------ Material ------

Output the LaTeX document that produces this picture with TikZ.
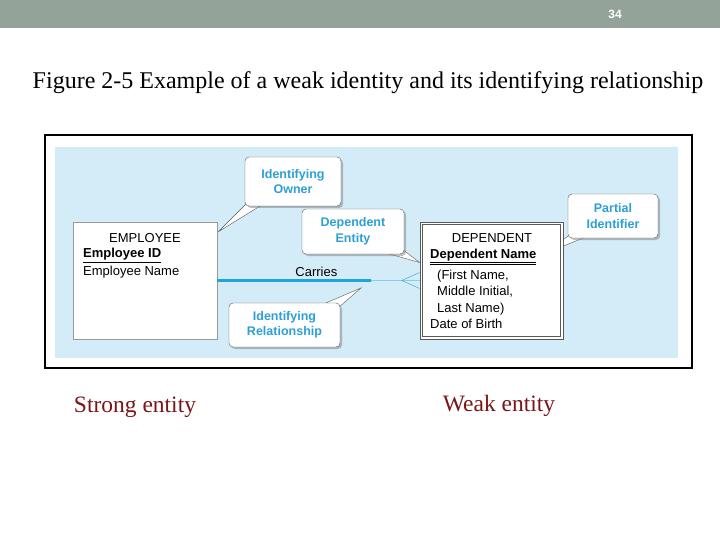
\documentclass[tikz,border=0pt]{standalone}
\usepackage{fontspec}
\setmainfont{Liberation Serif}
\setsansfont{Liberation Sans}
\usetikzlibrary{positioning,calc,shadows,backgrounds}

\definecolor{barcol}{HTML}{93A399}
\definecolor{skyfill}{HTML}{D4ECF8}
\definecolor{noteblue}{HTML}{2C9FD6}
\definecolor{linkblue}{HTML}{1EA6DB}
\definecolor{labelred}{HTML}{7A1518}

\begin{document}
\begin{tikzpicture}[
    x=1pt, y=-1pt,
    entity/.style={rectangle, draw=gray!80, fill=white, minimum width=144pt, minimum height=117pt, inner sep=0pt},
    attr/.style={font=\sffamily\fontsize{13}{16}\selectfont, inner sep=0pt},
    callout/.style={rectangle, rounded corners=4pt, draw=gray!70!black, fill=white, drop shadow={opacity=0.5, shadow xshift=2pt, shadow yshift=-2pt}, align=center, font=\sffamily\bfseries\fontsize{12.5}{15.5}\selectfont, text=noteblue, inner sep=0pt},
    tail/.style={draw=gray!70!black, fill=white},
    caption/.style={font=\fontsize{23.5}{27}\selectfont, text=labelred}
]
    \useasboundingbox (0,0) rectangle (720,540);

    % Slide header
    \fill[barcol] (0,0) rectangle (720,28);
    \node[text=white, font=\sffamily\bfseries\fontsize{12}{14}\selectfont] (page) at (615,14) {34};
    \node[font=\fontsize{24}{28}\selectfont] (title) at (368,83) {Figure 2-5 Example of a weak identity and its identifying relationship};

    % Frame and blue area
    \begin{scope}[on background layer]
        \draw[line width=1.8pt] (45,135) rectangle (692,368);
        \fill[skyfill] (55,147) rectangle (678,358);
    \end{scope}

    % Entities
    \node[entity] (emp) at (145,280.5) {};
    \node[attr, anchor=base] (empname) at (145,242) {EMPLOYEE};
    \node[attr, anchor=base west] (empid) at (83,258) {\underline{\textbf{Employee ID}}};
    \node[attr, anchor=base west] (empnm) at (83,275) {Employee Name};

    \node[entity, draw=gray!70!black, line width=0.7pt, minimum width=143pt] (dep) at (491.5,280.5) {};
    \draw[gray!70!black, line width=0.7pt] ($(dep.north west)+(3,3)$) rectangle ($(dep.south east)+(-3,-3)$);
    \node[attr, anchor=base] (depname) at (492,242) {DEPENDENT};
    \node[attr, anchor=base west] (depid) at (430,258.5) {\underline{\underline{\textbf{Dependent Name}}}};
    \node[attr, anchor=base west] (depfirst) at (437,279) {(First Name,};
    \node[attr, anchor=base west] (depmiddle) at (437,295) {Middle Initial,};
    \node[attr, anchor=base west] (deplast) at (437,312) {Last Name)};
    \node[attr, anchor=base west] (depdob) at (430,328) {Date of Birth};

    % Identifying relationship
    \draw[linkblue!55, line width=1.3pt] (emp.east) -- node[pos=0.49, above=3pt, text=black, attr] (carries) {Carries} (dep.west);
    \draw[linkblue, line width=2.6pt] (emp.east) -- ($(emp.east)!0.76!(dep.west)$) coordinate (thickend);
    \draw[linkblue, thin] ($(dep.west)+(-18,0)$) -- ($(dep.west)+(0,-8)$);
    \draw[linkblue, thin] ($(dep.west)+(-18,0)$) -- ($(dep.west)+(0,8)$);

    % Callouts
    \node[callout, minimum width=96pt, minimum height=49pt] (owner) at (293,181.5) {Identifying\\Owner};
    \node[callout, minimum width=102pt, minimum height=45pt] (depent) at (353,231.5) {Dependent\\Entity};
    \node[callout, minimum width=111pt, minimum height=44pt] (identrel) at (284.5,325) {Identifying\\Relationship};
    \node[callout, minimum width=90pt, minimum height=44pt] (partial) at (613,216) {Partial\\Identifier};

    \coordinate (ownertip) at ($(emp.north east)+(1,10)$);
    \coordinate (deptip) at ($(dep.west)+(0,-18)$);
    \coordinate (reltip) at (361,288);
    \coordinate (partialtip) at (541,255);

    % Callout tails
    \begin{scope}[on background layer]
        \draw[tail] ($(owner.south west)+(3,-4)$) -- (ownertip) -- ($(owner.south west)+(15,0)$) -- cycle;
        \draw[tail] ($(depent.south east)+(-14,0)$) -- (deptip) -- ($(depent.south east)+(-2,-5)$) -- cycle;
        \draw[tail] ($(identrel.north east)+(-14,0)$) -- (reltip) -- ($(identrel.north east)+(-2,5)$) -- cycle;
        \draw[tail] ($(partial.south west)+(3,-4)$) -- (partialtip) -- ($(partial.south west)+(15,0)$) -- cycle;
    \end{scope}

    % Captions
    \node[caption] (strong) at (135,407) {Strong entity};
    \node[caption] (weak) at (499,406) {Weak entity};
\end{tikzpicture}
\end{document}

------

### Prompt
Copy all the data exactly as written, but skip any picture.

### Written solution
Output the LaTeX document that produces this picture with TikZ.
\documentclass[tikz,border=0pt]{standalone}
\usepackage{fontspec}
\setmainfont{Liberation Serif}
\setsansfont{Liberation Sans}
\usetikzlibrary{positioning,calc,shadows,backgrounds}

\definecolor{barcol}{HTML}{93A399}
\definecolor{skyfill}{HTML}{D4ECF8}
\definecolor{noteblue}{HTML}{2C9FD6}
\definecolor{linkblue}{HTML}{1EA6DB}
\definecolor{labelred}{HTML}{7A1518}

\begin{document}
\begin{tikzpicture}[
    x=1pt, y=-1pt,
    entity/.style={rectangle, draw=gray!80, fill=white, minimum width=144pt, minimum height=117pt, inner sep=0pt},
    attr/.style={font=\sffamily\fontsize{13}{16}\selectfont, inner sep=0pt},
    callout/.style={rectangle, rounded corners=4pt, draw=gray!70!black, fill=white, drop shadow={opacity=0.5, shadow xshift=2pt, shadow yshift=-2pt}, align=center, font=\sffamily\bfseries\fontsize{12.5}{15.5}\selectfont, text=noteblue, inner sep=0pt},
    tail/.style={draw=gray!70!black, fill=white},
    caption/.style={font=\fontsize{23.5}{27}\selectfont, text=labelred}
]
    \useasboundingbox (0,0) rectangle (720,540);

    % Slide header
    \fill[barcol] (0,0) rectangle (720,28);
    \node[text=white, font=\sffamily\bfseries\fontsize{12}{14}\selectfont] (page) at (615,14) {34};
    \node[font=\fontsize{24}{28}\selectfont] (title) at (368,83) {Figure 2-5 Example of a weak identity and its identifying relationship};

    % Frame and blue area
    \begin{scope}[on background layer]
        \draw[line width=1.8pt] (45,135) rectangle (692,368);
        \fill[skyfill] (55,147) rectangle (678,358);
    \end{scope}

    % Entities
    \node[entity] (emp) at (145,280.5) {};
    \node[attr, anchor=base] (empname) at (145,242) {EMPLOYEE};
    \node[attr, anchor=base west] (empid) at (83,258) {\underline{\textbf{Employee ID}}};
    \node[attr, anchor=base west] (empnm) at (83,275) {Employee Name};

    \node[entity, draw=gray!70!black, line width=0.7pt, minimum width=143pt] (dep) at (491.5,280.5) {};
    \draw[gray!70!black, line width=0.7pt] ($(dep.north west)+(3,3)$) rectangle ($(dep.south east)+(-3,-3)$);
    \node[attr, anchor=base] (depname) at (492,242) {DEPENDENT};
    \node[attr, anchor=base west] (depid) at (430,258.5) {\underline{\underline{\textbf{Dependent Name}}}};
    \node[attr, anchor=base west] (depfirst) at (437,279) {(First Name,};
    \node[attr, anchor=base west] (depmiddle) at (437,295) {Middle Initial,};
    \node[attr, anchor=base west] (deplast) at (437,312) {Last Name)};
    \node[attr, anchor=base west] (depdob) at (430,328) {Date of Birth};

    % Identifying relationship
    \draw[linkblue!55, line width=1.3pt] (emp.east) -- node[pos=0.49, above=3pt, text=black, attr] (carries) {Carries} (dep.west);
    \draw[linkblue, line width=2.6pt] (emp.east) -- ($(emp.east)!0.76!(dep.west)$) coordinate (thickend);
    \draw[linkblue, thin] ($(dep.west)+(-18,0)$) -- ($(dep.west)+(0,-8)$);
    \draw[linkblue, thin] ($(dep.west)+(-18,0)$) -- ($(dep.west)+(0,8)$);

    % Callouts
    \node[callout, minimum width=96pt, minimum height=49pt] (owner) at (293,181.5) {Identifying\\Owner};
    \node[callout, minimum width=102pt, minimum height=45pt] (depent) at (353,231.5) {Dependent\\Entity};
    \node[callout, minimum width=111pt, minimum height=44pt] (identrel) at (284.5,325) {Identifying\\Relationship};
    \node[callout, minimum width=90pt, minimum height=44pt] (partial) at (613,216) {Partial\\Identifier};

    \coordinate (ownertip) at ($(emp.north east)+(1,10)$);
    \coordinate (deptip) at ($(dep.west)+(0,-18)$);
    \coordinate (reltip) at (361,288);
    \coordinate (partialtip) at (541,255);

    % Callout tails
    \begin{scope}[on background layer]
        \draw[tail] ($(owner.south west)+(3,-4)$) -- (ownertip) -- ($(owner.south west)+(15,0)$) -- cycle;
        \draw[tail] ($(depent.south east)+(-14,0)$) -- (deptip) -- ($(depent.south east)+(-2,-5)$) -- cycle;
        \draw[tail] ($(identrel.north east)+(-14,0)$) -- (reltip) -- ($(identrel.north east)+(-2,5)$) -- cycle;
        \draw[tail] ($(partial.south west)+(3,-4)$) -- (partialtip) -- ($(partial.south west)+(15,0)$) -- cycle;
    \end{scope}

    % Captions
    \node[caption] (strong) at (135,407) {Strong entity};
    \node[caption] (weak) at (499,406) {Weak entity};
\end{tikzpicture}
\end{document}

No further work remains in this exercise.